Hipmunk is a flight search tool with a twist, and even if you don’t travel as much as I do you should give it a try next time you’re taking a trip somewhere. (It’s hard to describe, but easy to use.) As announced elsewhere, I’m happy to be part of a group of people supporting the team as an investor.
What would really help to bring even more context into those agony charts could be a sort of “benchmark/direct travel time.” For example, if you didn’t know that flying directly from SMF to SAN only takes about an hour and a half, you might think that a 3-4 hr flight through United with a stop in LAX would be a good deal when it is a huge pain in the —! Same goes for flying from the west to the east coast… *should* take about 5-6 hours direct, but once you add a couple of connections in between, that becomes a pain, too. It would be interesting to see the actual time comparison between what airlines are offering vs. how short the best flight could have been (ie. “Your booked flight will commute for 9hrs, 3hrs longer than the non-stop/better flight”) .

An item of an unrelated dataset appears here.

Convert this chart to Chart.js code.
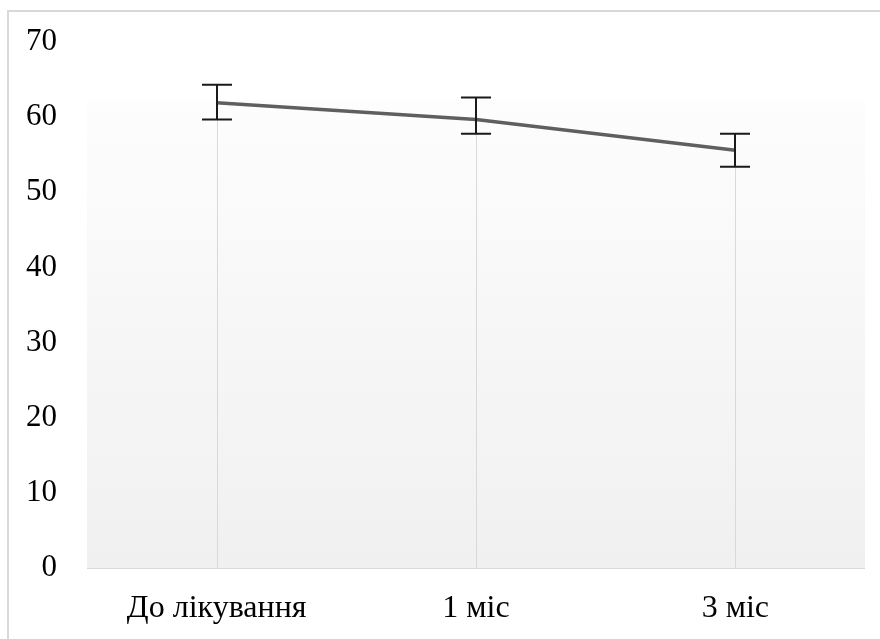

This is very interesting especially when traveling intercontinental with multiple stopovers involved. Your travel agent or airline my try their best to put you on a specific flight that they say will ‘benefit’ you, but hipmunk will show several options that gives you a better picture. This is particularly useful when you’re in an emergency and you have to arrive ASAP at the other side of the globe.
Thanks for sharing, Matt. Greetings from Indonesia.
looks gr8
This is simply amazing, so nice & clean and very thoughtfully designed! Thanks for the tipp, even though i am from Germany this might come in handy!
Here is a little video I created explaining Hipmunk.
The guys at Hipmunk really liked it!
video -> http://www.youtube.com/watch?v=6teBPUgz4Y8
This is a beautiful site. Take a look at a graphic by Dan Rope that I reproduced in my book, The Grammar of Graphics (Springer, 2005). It’s on my Web site at:
http://www.cs.uic.edu/~wilkinson/nViZn/airline.jpg
Dan shopped it around to Orbitz and Expedia in the late 1990’s , but they were not interested.
The only difference between Hipmunk and Dan’s UI is that Dan ordered the bars by price rather than ranking them on the vertical axis. The Hipmunk layout avoids collisions but does not give a sense of the price differences.